Note: Please understand the security implications of opening up an HTTP/WS based transport before doing so! Hackers on the internet are actively trying to subvert Ethereum nodes with exposed APIs! Further, all browser tabs can access locally running web servers, so malicious web pages could try to subvert locally available APIs!

Interact with fullnode

Start up geth's built-in interactive JavaScript console, (via the trailing console subcommand) through which you can interact using web3 methods (note: the web3 version bundled within geth is very old, and not up to date with official docs), as well as geth's own management APIs. This tool is optional and if you leave it out you can always attach to an already running geth instance with geth attach.

More

More details about running an RPC node and becoming a validator

Note: Although some internal protective measures prevent transactions from crossing over between the main network and the test network, you should always use separate accounts for play and real money.

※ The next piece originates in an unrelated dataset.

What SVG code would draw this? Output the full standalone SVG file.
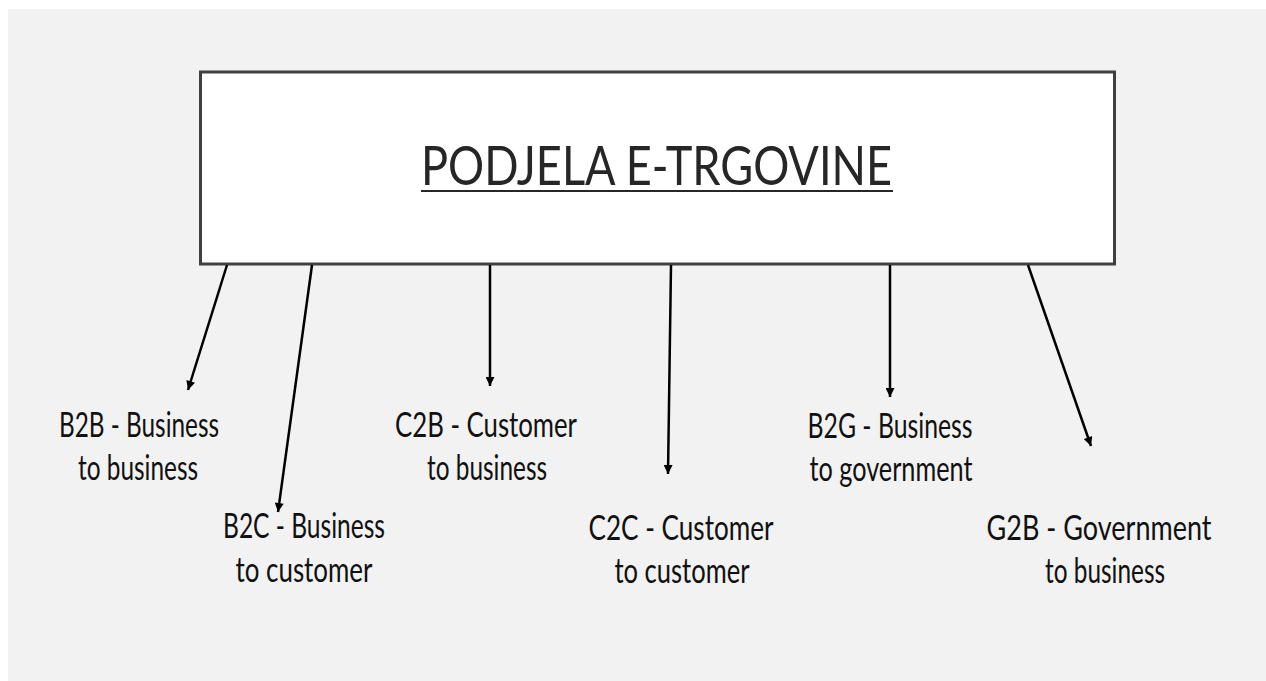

Unless you manually move accounts, geth will by default correctly separate the two networks and will not make any accounts available between them.

License

The go-ethereum library (i.e. all code outside of the cmd directory) is licensed under the GNU Lesser General Public License v3.0, also included in our repository in the COPYING.LESSER file.

The go-ethereum binaries (i.e. all code inside of the cmd directory) are licensed under the GNU General Public License v3.0, also included in our repository in the COPYING file.